Voting Behavior in the 2016 Election

An instructional resources project sponsored by the APSA, ICPSR, and SETUPS.

Intervening Versus Confounding Variables

In exercises 3 and 4, you explored possible confounding variables. As exercise 3 illustrated, if the original relationship between the independent and dependent variable vanishes when the possible confounding variable is controlled for, then you should conclude that the control variable really is a confounding variable and that the original relationship was a spurious one.

In this exercise, you examined a possible intervening variable. Because the original relationship between the independent and dependent variable became much weaker when the possible intervening variable was controlled for, you concluded that the control variable really was an intervening variable that helped to explain the link between the independent and dependent variables.

It is important to understand the difference between the analysis in this exercise compared to the analyses in the previous two exercises. In those exercises, the control variable was a potential confounding variable, one that might produce a spurious association between the independent and dependent variables. In such a situation, if the original relationship disappears when the control is applied, then we would conclude that the original relationship was spurious. In this exercise, we are controlling for a potential intervening variable. If the original relationship disappears, or even greatly weakens, then we would conclude that we have identified a mechanism or path through which the independent variable affects the dependent variable.
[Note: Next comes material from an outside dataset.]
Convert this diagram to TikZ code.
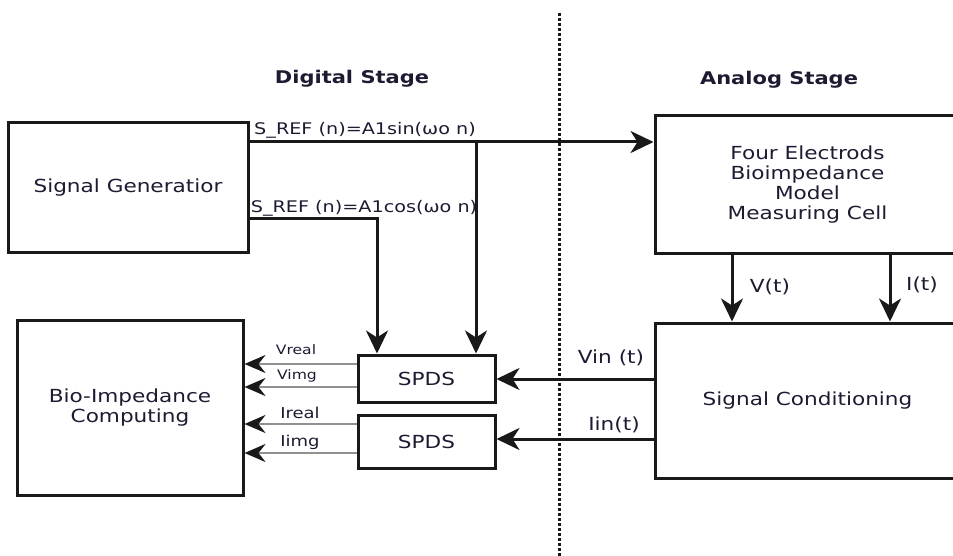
\documentclass[tikz,border=0pt]{standalone}
\usepackage{fontspec}
\setmainfont{DejaVu Sans}[FakeStretch=1.2]
\usetikzlibrary{arrows.meta}
\definecolor{txt}{RGB}{30,26,50}
\definecolor{edge}{RGB}{25,25,25}
\definecolor{grayline}{RGB}{145,145,145}
\begin{document}
\begin{tikzpicture}[x=1pt,y=-1pt,
  box/.style={draw=edge, line width=3pt, fill=white, rectangle, align=center, text=txt,
     font=\fontsize{18}{20}\selectfont, inner sep=0pt},
  conn/.style={draw=edge, line width=3pt, -{Stealth[length=23pt,width=22pt,inset=7pt]}},
  gconn/.style={draw=grayline, line width=2.4pt, -{Stealth[length=21pt,width=18pt,inset=7pt,color=edge]}},
  lbl/.style={text=txt, font=\fontsize{18}{20}\selectfont, inner sep=0pt},
  eqlbl/.style={text=txt, font=\fontsize{16}{18}\selectfont, inner sep=0pt},
  smlbl/.style={text=txt, font=\fontsize{13}{14}\selectfont, inner sep=0pt},
  title/.style={text=txt, font=\fontsize{17.5}{20}\selectfont\bfseries, inner sep=0pt}]
\useasboundingbox (0,0) rectangle (953,556);

% dotted separator
\coordinate (dtop) at (559,13);
\coordinate (dbot) at (559,556);
\draw[edge, line width=3pt, dash pattern=on 3pt off 2pt] (dtop) -- (dbot);

% titles
\node[title] (tdig) at (352,79) {Digital Stage};
\node[title] (tana) at (779,80) {Analog Stage};

% boxes
\node[box, minimum width=240pt, minimum height=129pt] (SG) at (128,187.5) {Signal Generatior};
\node[box, minimum width=226pt, minimum height=175pt] (BI) at (130,407.5) {Bio-Impedance\\Computing};
\node[box, minimum width=305pt, minimum height=137pt] (FE) at (807.5,184.5) {Four Electrods\\ Bioimpedance\\Model\\Measuring Cell};
\node[box, minimum width=305pt, minimum height=155pt] (SC) at (807.5,400.5) {Signal Conditioning};
\node[box, minimum width=137pt, minimum height=47pt] (S1) at (426.5,378.5) {SPDS};
\node[box, minimum width=137pt, minimum height=53pt] (S2) at (426.5,441.5) {SPDS};

% reference signals
\coordinate (ysin) at (0,142);
\coordinate (ycos) at (0,219);
\coordinate (bsin) at (476,142);
\coordinate (bcos) at (377,219);
\draw[conn] (SG.east |- ysin) -- (FE.west |- ysin);
\draw[conn] (bsin) -- (bsin |- S1.north);
\draw[conn] (SG.east |- ycos) -- (bcos) -- (bcos |- S1.north);
\node[eqlbl] (lsin) at (365,130) {S\_REF (n)=A1sin(ωo n)};
\node[eqlbl] (lcos) at (364,208) {S\_REF (n)=A1cos(ωo n)};

% measured signals
\coordinate (xv) at (732,0);
\coordinate (xi) at (890,0);
\draw[conn] (xv |- FE.south) -- (xv |- SC.north);
\draw[conn] (xi |- FE.south) -- (xi |- SC.north);
\node[lbl] (lv) at (770,287) {V(t)};
\node[lbl] (li) at (922,285) {I(t)};

\coordinate (yvin) at (0,379);
\coordinate (yiin) at (0,439);
\draw[conn] (SC.west |- yvin) -- (S1.east |- yvin);
\draw[conn] (SC.west |- yiin) -- (S2.east |- yiin);
\node[lbl] (lvin) at (611,358) {Vin (t)};
\node[lbl] (liin) at (614,425) {Iin(t)};

% SPDS outputs
\coordinate (y1) at (0,364);
\coordinate (y2) at (0,387);
\coordinate (y3) at (0,424);
\coordinate (y4) at (0,453);
\draw[gconn] (S1.west |- y1) -- (BI.east |- y1);
\draw[gconn] (S1.west |- y2) -- (BI.east |- y2);
\draw[gconn] (S2.west |- y3) -- (BI.east |- y3);
\draw[gconn] (S2.west |- y4) -- (BI.east |- y4);
\node[smlbl] (lvr) at (296,350) {Vreal};
\node[smlbl] (lvi) at (297,376) {Vimg};
\node[smlbl, font=\fontsize{15}{16}\selectfont] (lir) at (300,413) {Ireal};
\node[smlbl, font=\fontsize{15}{16}\selectfont] (lii) at (300,442) {Iimg};
\end{tikzpicture}
\end{document}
If controlling for a variable makes the original relationship disappear or greatly weaken, how do you know whether the control variable is a confounding variable or an intervening variable? The answer is that you have to theoretically interpret the results. You have to decide whether the control variable is affected by the independent variable (which would make the control variable an intervening variable) or whether it affects the independent variable (which would make it a confounding variable). It is not just a matter of reading the table percentages. It also is a matter of interpreting the results, which requires you to think about how the variables might affect each other.